SSP: Recommendation jobs may fail to start or the jobs may fail with message 'java heap space' after job is started

Products

VMware vDefend Firewall VMware vDefend Firewall with Advanced Threat Prevention

Issue/Introduction

Recommendation Jobs cause internally to launch spark driver and executor pods in a Kubernetes cluster. The Driver Kubernetes pod goes out of memory when the job creates a large payload.

Environment

SSP 5.1.1

Cause

1)Recommendation Jobs are run on a cluster which launches Spark Driver and Executor pods. A Driver pod is given 4G of memory by default. When a Group or Application on which recommendation is run contains a VM, which makes flows on a large number of ports , say 500+( this is typical of Scanner type VMs), then the recommendation job tries to create many services, rules and possibly groups to publish to NSX Manager. This payload may be too large to collect in the driver and the driver goes out of memory.

After running the job, the job will fail in UI with status message saying 'Java heap space' ; Job may take too long to run ( typically does not complete in 45 minutes)
Verify the Log of recommendation job by following below steps

Login to SSPI cli via sysadmin user credentials and Execute below commands to verify the logs

k -n nsxi-platform get pods | grep driver >> This will show  the recommendation job driver pod named rec-xxxx-yyy-driver

k -n nsxi-platform  logs   -f  <Pod named rec-xxxx-yyy-driver> from above  will show  java.lang.OutOfMemoryError and will say "Dumping heap" to /var/log/cores/rec-driver

Resolution

Since the job is failing due to one or more VM communicating on excessive number of ports, the steps below will center around removing the VM from boundary, reducing the duration of the flows to analyze or scaling the resources for the job.

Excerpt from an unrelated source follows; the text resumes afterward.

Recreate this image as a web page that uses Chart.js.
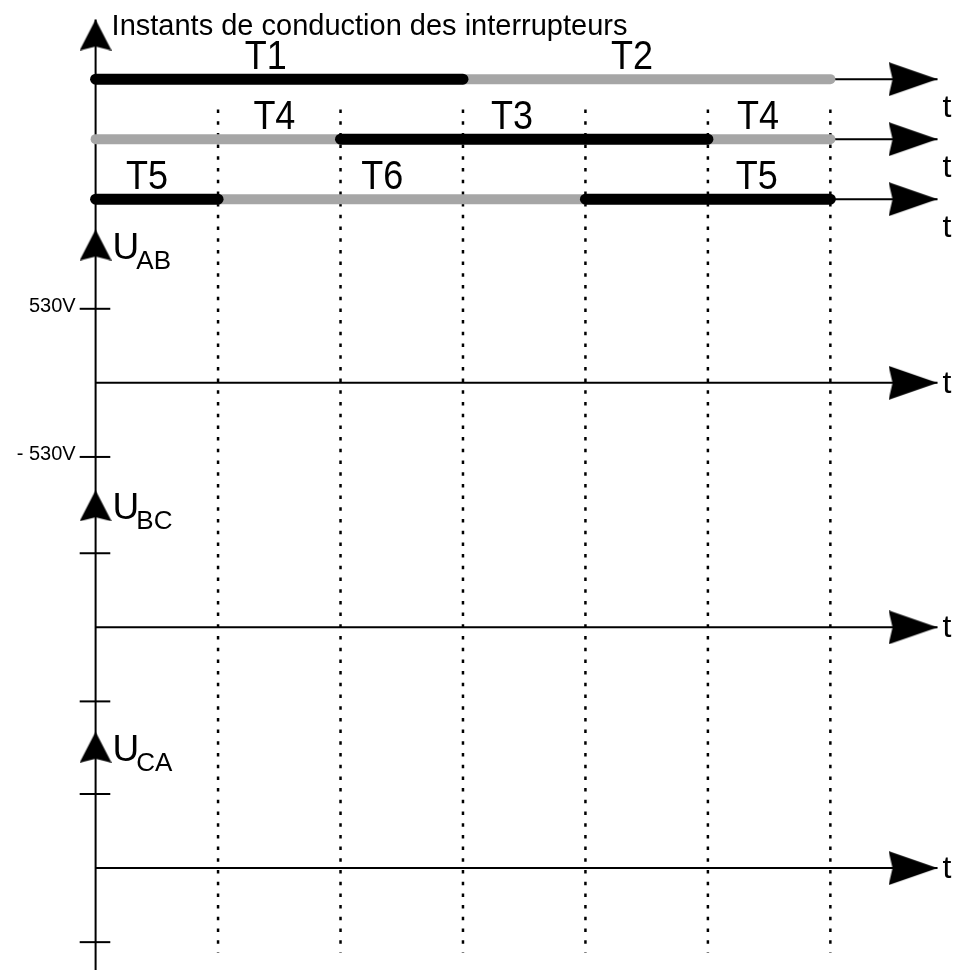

1) Add scanner exclusions if there is any scanner in the environment that could be spamming the application in the context boundary (only works if guardrail service is not blocking it and spark job is failing)

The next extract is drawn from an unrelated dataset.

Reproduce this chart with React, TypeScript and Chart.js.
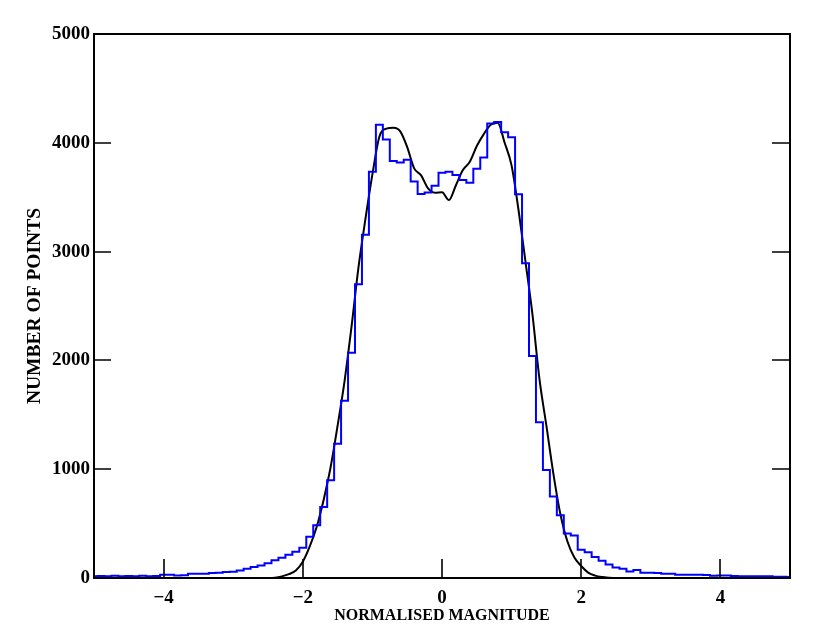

For details on how to add computes to the exclusion list, please see the public documentation: Managing the Suspicious Traffic Detector Definitions

Examine the Group or Application Members from Inventory page.
Narrow the VM making flows on large number of ports by using Security Explorer.
Add the VM to exclusion list. To do this, Go to Monitor and Plan→General Settings→Source Exclusions List and then add click "Edit" to add the IP address of the VM.
This removes the VM from the flow analysis for all recommendations.

OR

2) Reduce the time duration of the recommendation job

When recommendation is started , you can select the duration of the flows to analyze. Change this to a smaller value than what was used when the recommendation was first ran.

OR

3) reduce the context boundary

If possible remove the VM form this group or application, before starting the recommendation.

OR

4) Increase Spark job driver and or executor memory

To do this do the following to change those values and restart recommendation server. Login to SSPI using sysadmin credentals and perform steps as below:

k - n nsxi-platform edit cm recommendation-app

Change defaultProfileDriverMemory and scaleOutProfileDriverMemory from 4g to 6g

snippet for reference:

k -n nsxi-platform | grep recommendation; Find the recommendation api server pod

sample output for reference:

recommendation-744c6df49f-mvbs8 2/2 Running 0 28h

recommendation-clean-up-cronjob-29514255-9x2m7 0/1 Completed 0 51s

recommendation-continuous-monitoring-cronjob-29514255-n7rqg 0/1 Completed 0 51s

recommendation-monitor-failed-spark-job-cronjob-29514240-b8b8z 0/1 Completed 0 15m

k delete pod recommendation-744c6df49f-mvbs8 ( pod name taken for the reference from above sample output)

A new recommnedation api server will start and next time you start recommendation, the job will start with more resources.

In this case, scanner exclusion and driver memory increase helped to resolve the issue.